NTEC’s annual revenue from all four mines (including Navajo) is projected to increase to over $1 billion, providing more financial resources to the Navajo Nation and its members through increased tax revenue. “With the acquisition, NTEC will be much better positioned for transitioning to and investing in other forms of energy and thoughtful development of energy resources,” said Moseley.

A Prudent Investment

We’re talking about the coal industry, which means not everybody is excited about NTEC’s acquisition. There are critics, very vocal critics. There is concern that the investment is too risky for the tribal enterprise, especially during a period when demand for Powder River Basin coal is declining.

However, NTEC is confident the purchase will generate millions of dollars in revenue for the Navajo Nation. The company points to a study: “Cloud Peak is a Prudent Investment for NTEC and the Navajo Nation”, prepared by Energy Ventures Analysis, which lists several factors that indicate how the Cloud Peak asset acquisition is a sound investment for NTEC.

“During the Due Diligence process, we identified the positive aspects of the acquisition of Cloud Peak Energy’s assets. This is a good investment for NTEC for several reasons and this study supports that premise,” said Moseley.

The study says NTEC purchased the mines at a “very low cost”. NTEC paid $15.7 million for the assets through the federal bankruptcy court. The purchase includes nearly one billion tons of leased coal reserves, almost 100,000 acres of owned surface lands, and all the equipment at Spring Creek, Cordero Rojo and Antelope mines. In addition, NTEC also has a seller note for $40 million that will be paid over time. To be clear, NTEC will not assume any of Cloud Peak’s $350 million debt, the study stated.

The study also notes that while domestic coal demand will decrease in the future, demand for domestic high-quality coal will still exceed 250 million tons a year. NTEC also has opportunities to develop international coal sales. “The export markets have high upside potential for Spring Creek’s sales,” the study stated.

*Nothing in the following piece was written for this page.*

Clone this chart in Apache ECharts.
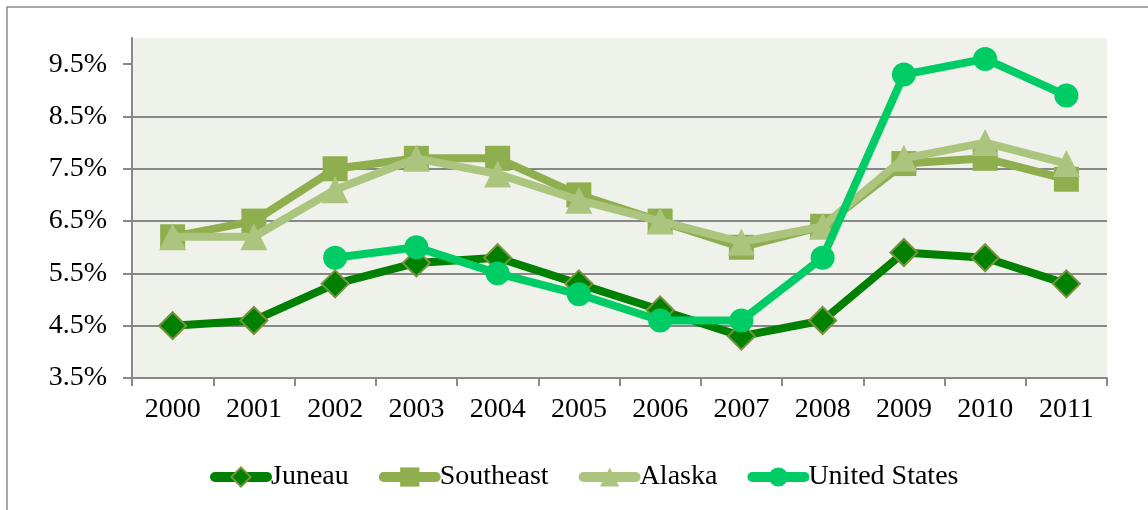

“We expect this acquisition will sustain long-term success for NTEC, allowing NTEC to continue to invest in other forms of energy. As a Navajo-owned company, we are expanding our reach internationally. The demand for clean high-quality coal will continue for the foreseeable years, making the Cloud Peak asset acquisition a sound investment for NTEC and the country as we will help fuel a reliable, cost-effective and environmentally conscious foundation of all energy development,” Moseley said.

Future Looks Bright

In February 2020, NTEC and the state of Wyoming agreed to a limited waiver of sovereign immunity to ensure the state’s ability to regulate NTEC’s activities at the Antelope and Cordero Rojo mines. This is an important step forward; as a Navajo-owned company, NTEC has sovereign immunity. The company is currently in discussions with the state of Montana to reach a similar agreement.

NTEC is now working to replace the Cloud Peak reclamation bonds. Once they do, the permits will go through the transfer process.

Similar to other coal companies, NTEC is adjusting to the challenges from the tough economic conditions and declining demand for coal during the COVID-19 crisis. However, NTEC’s management is confident in their projections for future sales.

Gerges Scott is the senior vice president of Agenda Global, consultant to the Navajo Transitional Energy Company.